Fawzia Tarbah, Hisham Matar’s mother, is an emotional anchor of the memoir, embodying the fundamentals of care and remembrance that stand in opposition to the regime’s project of erasure. While her husband, Jaballa, engaged in public opposition, Fawzia managed the family’s precarious life in exile, bearing the daily costs and risks of his activism. Her role highlights the often-unseen labor of women whose lives are upended by political conflict.


Her resilience is a form of resistance. She not only sustained her own family but also quietly supported the mothers and wives of other political prisoners in Tripoli, creating a network of solidarity. As the man at Matar’s public reading recalls, “Every week the two women cooked for the entire prison wing, 150 men” (120). By preserving her husband’s smuggled letters and the stories of other detainees, she becomes the family’s archivist. Her decision to accompany her son back to Libya in 2012 provides the narrative with its moral compass, as she urges him to be thoughtful about his desire to find his father. Her cautious, steady presence tempers his urgent quest and encourages more focus on his bonds with his surviving family.

Izzo Matar

Izzo Matar, the author’s young cousin, represents the idealism, courage, and tragic loss of the 2011 Libyan revolution. An engineering student, he left his university to join the fight against the Qaddafi regime, personifying the hopes of a generation willing to sacrifice everything for freedom. He fought in the brutal battles for Misrata and Zliten, documenting his experiences and friendships on the frontline with his phone.

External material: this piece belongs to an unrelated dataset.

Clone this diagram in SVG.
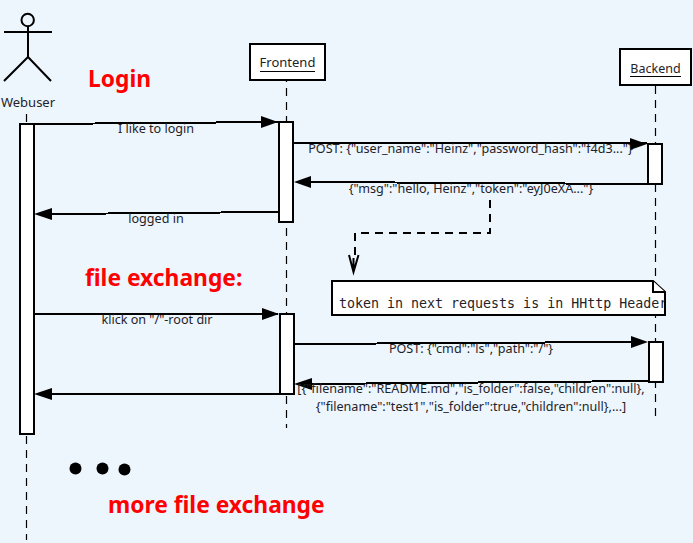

His story deepens the memoir’s meditation on the price of liberation. Izzo believed he would find his Uncle Jaballa alive in one of Qaddafi’s underground prisons. This hope propelled him to Tripoli, where he was among the first fighters to breach the Bab al-Aziziya compound. There, on August 23, 2011, he was killed by a sniper’s bullet. His death transforms a public, historical event into a sharp, personal elegy, connecting the family’s long history of private mourning to the new public grief of a nation grappling with the human cost of its revolution.